On Wed, Mar 12, 2008 at 11:49 PM, jf <jf@...glingpointers.net> wrote:
> police officers (in the states) wear bullet proof vests because there is a
>  high probability of them getting shot/shot at, do you think that somehow makes it legal?
>
>
>  On Wed, 12 Mar 2008, M.B.Jr. wrote:
>
>  > Date: Wed, 12 Mar 2008 16:15:56 -0300
>  > From: M.B.Jr. <marcio.barbado@...il.com>
>  > To: Full-Disclosure mailing list <full-disclosure@...ts.grok.org.uk>
>  > Subject: [Full-disclosure] Diceware method adoption - brute force me if you
>  >     dare
>
>
> >
>  > Dear list,
>  > I was studying this passphrase creation method called Diceware:
>  >
>  > http://world.std.com/~reinhold/diceware.html
>  >
>  > In it, one rools a common dice five times, write down the results, in
>  > a sequential manner,  and then check the suggested word in the
>  > DICTIONARY they provide.
>  > You got that? The method is supposed to give the user the words to use.

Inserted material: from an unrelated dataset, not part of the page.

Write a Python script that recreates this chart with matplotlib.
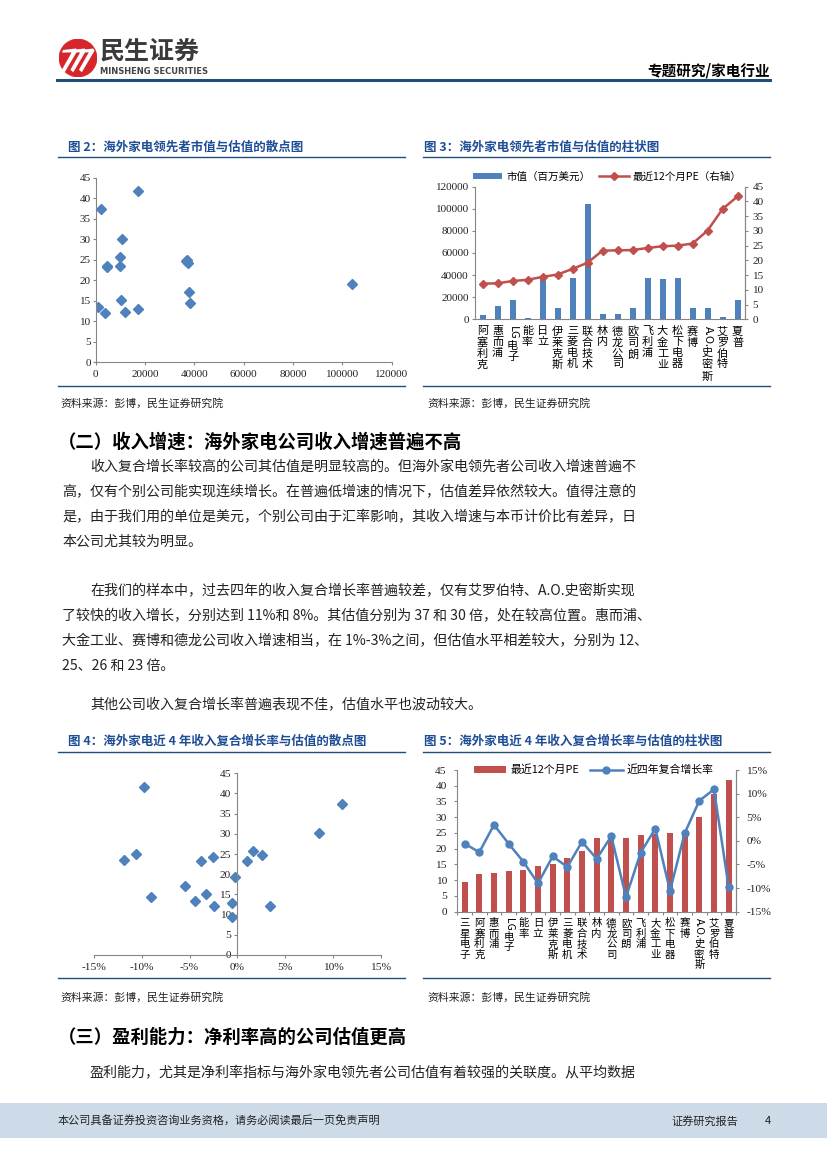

>  >  Say your results were "5;6;1;5;3", then you check their table and the
>  > word listed under that number sequence is "sus"; well, that's the
>  > (pretty short) word to use in your passphrase.
>  > A 46,656 (6^6) word dictionary, publicly available. The method is
>  > clearly one bad choice for password creation but it's fairly
>  > acceptable for obtaining passphrases and concerning the latter, it
>  > assumes that eventual attackers know the referred dictionary, however
>  > offering a low guessing probability (high information entropy) for
>  > passphrases.
>  >
>  > Despite the "rite of passage" idea in which the target stops trying to
>  > hide and starts expecting attacks as a certainty, my point here is
>  > legal.
>  > Doesn't adopting the Diceware method in a, say, government corporative
>  > environment means legalizing brute force attacks?
>  >
>  > Yours faithfully,
>  >
>  >
>  >
>  >
>



-- 
Marcio Barbado, Jr.

"In fact, companies that innovate on top of open standards are
advantaged because resources are freed up for higher-value work and
because market opportunities expand as the standards proliferate."